Enhanced by the airy, floating flute playing of Brad Schrandt (he also plays sax), the adventurous disc open with "Tomorrow" from Annie, opting for serenity rather than the anthem-like belting in the show. It's a convinced, confident adult here, knowing tomorrow can be better. Whether that rainy day is literal or a metaphor, the attitude is clearly that this, too, shall pass. The sun, surely, shall "come out tomorrow." The concept, by accident or design, is a kind of companion piece with the next track: the 1960s pop hit "Sunny" that begins its lyric singing not about "tomorrow," but rather "Yesterday my life was filled with rain ..." Ms. Hardison radiates a sunniness herself, but it feels genuine and relaxed, breezy and easygoing. Cut from more of a jazz cloth than light pop-rock or Broadway, she stays in her comfort zone, no more trying to strike a pose with this than she was going to be an awkwardly over-aged belting Annie with her hope and chin both high.

The next track is "Maybe," but if you're thinking it's maybe that so-named number also from Annie, no, it's one that suits her classic jazz leanings. This "Maybe" is the one by Billy Strayhorn that has a slyly humorous stance—for every hopeful "maybe," there's the lurking other possibility about each scenario: "Maybe not." Oh, how this singer's timing works wonders, winkingly popping the balloon of optimism. Also in the jazz home turf is the jazz singer's favorite, the list song "Better Than Anything." The vocalist has fun with this one.

The strongest example of her shifting the usual emphasis and taking artistic license with melody line is with another show tune, Leonard Bernstein, Betty Comden, and Adolph Green's "Some Other Time" from On the Town. Stretching the musical shapes and notes like some kind of flexible fabric that can then retake its original form, smaller words become key words, but it's not random or casual. There's a method to what gets the spotlight and it's daring, but delightful.
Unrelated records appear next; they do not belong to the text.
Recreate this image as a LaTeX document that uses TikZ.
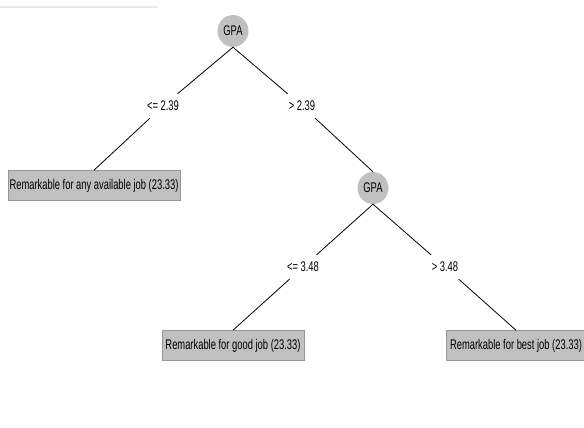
\documentclass[tikz,border=0pt]{standalone}
\usepackage{fontspec}
\setmainfont[FakeStretch=0.67]{Liberation Sans}
\usetikzlibrary{shapes.geometric}
\definecolor{nodegray}{RGB}{192,192,192}
\definecolor{edgegray}{RGB}{150,150,150}
\begin{document}
\begin{tikzpicture}[x=1pt,y=-1pt,
  every node/.style={font=\fontsize{14}{16}\selectfont},
  splitnode/.style={ellipse,fill=nodegray,minimum width=31pt,minimum height=32pt,inner sep=0pt},
  leafbox/.style={rectangle,fill=nodegray,draw=edgegray,line width=0.6pt,minimum height=30pt,inner sep=0pt},
  edgelabel/.style={fill=white,inner xsep=2pt,inner ysep=7pt},
  branch/.style={draw=black,line width=0.8pt}]
\useasboundingbox (0,0) rectangle (584,428);
\draw[black!8,line width=2pt] (0,7) -- (158,7);
\node[splitnode] (root) at (233,31) {GPA};
\node[splitnode] (gpa2) at (373,188) {GPA};
\node[leafbox,minimum width=172pt] (leaf1) at (94,185.5) {Remarkable for any available job (23.33)};
\node[leafbox,minimum width=142pt] (leaf2) at (233,345.5) {Remarkable for good job (23.33)};
\node[leafbox,minimum width=140pt] (leaf3) at (516,345.5) {Remarkable for best job (23.33)};
\node[edgelabel] (l1) at (163,106) {<= 2.39};
\node[edgelabel] (l2) at (302,106) {> 2.39};
\node[edgelabel] (l3) at (303,267) {<= 3.48};
\node[edgelabel] (l4) at (445,267) {> 3.48};
\draw[branch] (root.south) -- (l1);
\draw[branch] (l1) -- (leaf1.north);
\draw[branch] (root.south) -- (l2);
\draw[branch] (l2) -- (gpa2.north);
\draw[branch] (gpa2.south) -- (l3);
\draw[branch] (l3) -- (leaf2.north);
\draw[branch] (gpa2.south) -- (l4);
\draw[branch] (l4) -- (leaf3.north);
\end{tikzpicture}
\end{document}
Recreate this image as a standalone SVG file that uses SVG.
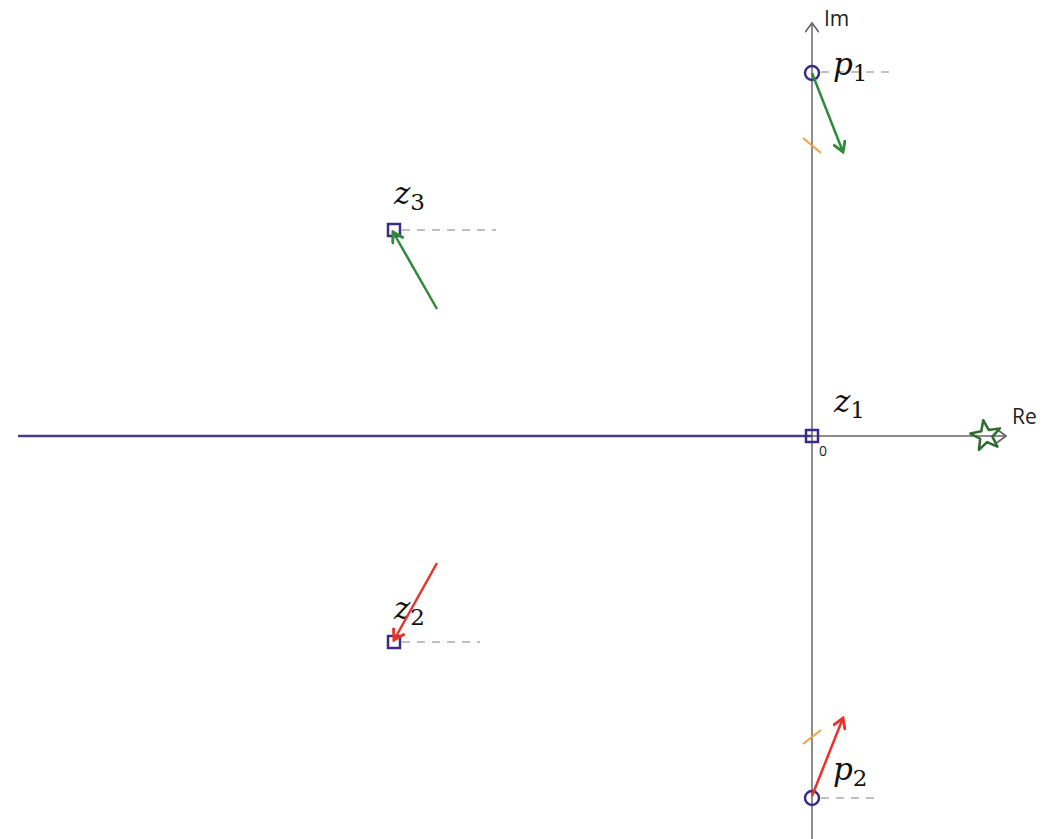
<svg xmlns="http://www.w3.org/2000/svg" width="1054" height="839" viewBox="0 0 1054 839">
<style>
.axis{stroke:#666;stroke-width:1.5;fill:none}
.dash{stroke:#aaa;stroke-width:1.5;stroke-dasharray:8,7;fill:none}
.mark{stroke:#3c2a8a;stroke-width:2.5;fill:none}
.green{stroke:#2e8b3a;stroke-width:2.5;fill:none}
.red{stroke:#e8332a;stroke-width:2.5;fill:none}
.tick{stroke:#f0a040;stroke-width:2;fill:none}
.lbl{font-family:"DejaVu Serif","Liberation Serif",serif;font-style:italic;font-size:31px;fill:#111}
.sub{font-family:"DejaVu Serif","Liberation Serif",serif;font-style:normal;font-size:23px;fill:#111}
.ax{font-family:"Open Sans","Liberation Sans",sans-serif;font-size:21px;fill:#222}
</style>
<defs>
<marker id="ag" markerWidth="14" markerHeight="14" viewBox="-10 -6 12 12" refX="0" refY="0" orient="auto" markerUnits="userSpaceOnUse">
<path d="M-9,-5.5 L0,0 L-9,5.5" fill="none" stroke="#2e8b3a" stroke-width="2.5"/>
</marker>
<marker id="ar" markerWidth="14" markerHeight="14" viewBox="-10 -6 12 12" refX="0" refY="0" orient="auto" markerUnits="userSpaceOnUse">
<path d="M-9,-5.5 L0,0 L-9,5.5" fill="none" stroke="#e8332a" stroke-width="2.5"/>
</marker>
<marker id="ax" markerWidth="14" markerHeight="14" viewBox="-10 -6 12 12" refX="0" refY="0" orient="auto" markerUnits="userSpaceOnUse">
<path d="M-8,-6 L0,0 L-8,6" fill="none" stroke="#666" stroke-width="1.5"/>
</marker>
</defs>
<g id="axes">
<line class="axis" x1="812" y1="839" x2="812" y2="23" marker-end="url(#ax)"/>
<line class="axis" x1="812" y1="436" x2="1006" y2="436" marker-end="url(#ax)"/>
<text class="ax" x="824" y="26">Im</text>
<text class="ax" x="1012" y="424">Re</text>
<text class="ax" x="819" y="456" style="font-size:14px">0</text>
</g>
<g id="locus">
<line x1="18" y1="436" x2="812" y2="436" stroke="#4a3a8c" stroke-width="2.5"/>
</g>
<g id="p1">
<line class="dash" x1="821" y1="72" x2="895" y2="72"/>
<circle class="mark" cx="812" cy="73" r="7"/>
<text class="lbl" x="833" y="75">p<tspan class="sub" dy="6">1</tspan></text>
</g>
<g id="z3">
<line class="dash" x1="402" y1="230" x2="496" y2="230"/>
<rect class="mark" x="388" y="224" width="12" height="12"/>
<text class="lbl" x="394" y="204">z<tspan class="sub" dy="6">3</tspan></text>
</g>
<g id="z1">
<rect class="mark" x="806" y="430" width="12" height="12"/>
<text class="lbl" x="834" y="412">z<tspan class="sub" dy="6">1</tspan></text>
</g>
<g id="z2">
<line class="dash" x1="402" y1="642" x2="480" y2="642"/>
<rect class="mark" x="388" y="636" width="12" height="12"/>
<text class="lbl" x="394" y="619">z<tspan class="sub" dy="6">2</tspan></text>
</g>
<g id="p2">
<line class="dash" x1="821" y1="798" x2="875" y2="798"/>
<circle class="mark" cx="812" cy="798" r="7"/>
<text class="lbl" x="833" y="780">p<tspan class="sub" dy="6">2</tspan></text>
</g>
<g id="star">
<polygon points="986,420 989.8,430.5 1001,430.9 992.2,437.7 995.4,448.5 986,442.2 976.6,448.5 979.8,437.7 971,430.9 982.2,430.5" fill="none" stroke="#2e6b30" stroke-width="2.5" stroke-linejoin="round" transform="rotate(-10 986 436)"/>
</g>
<g id="connectors">
<line class="green" x1="812" y1="73" x2="843" y2="152" marker-end="url(#ag)"/>
<line class="green" x1="437" y1="309" x2="393" y2="232" marker-end="url(#ag)"/>
<line class="red" x1="437" y1="563" x2="394" y2="640" marker-end="url(#ar)"/>
<line class="red" x1="812" y1="796" x2="843" y2="718" marker-end="url(#ar)"/>
<line class="tick" x1="803" y1="138" x2="821" y2="153"/>
<line class="tick" x1="803" y1="744" x2="821" y2="730"/>
</g>
</svg>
And the often raucous and assertively demanding and bluesy "Unchain My Heart" is declawed. I am surprised and relieved to find that it can be honeyed and still work.

The solid but small band is completed by Osama Afifi on bass, percussionist Jeff Busch, and pianist/organist David Joyner, who has the perfect last name for an album called Come Together. But, more importantly, it really does all come together as a radiant tapestry of music—Bacharach, Beatles, Bernstein, and all.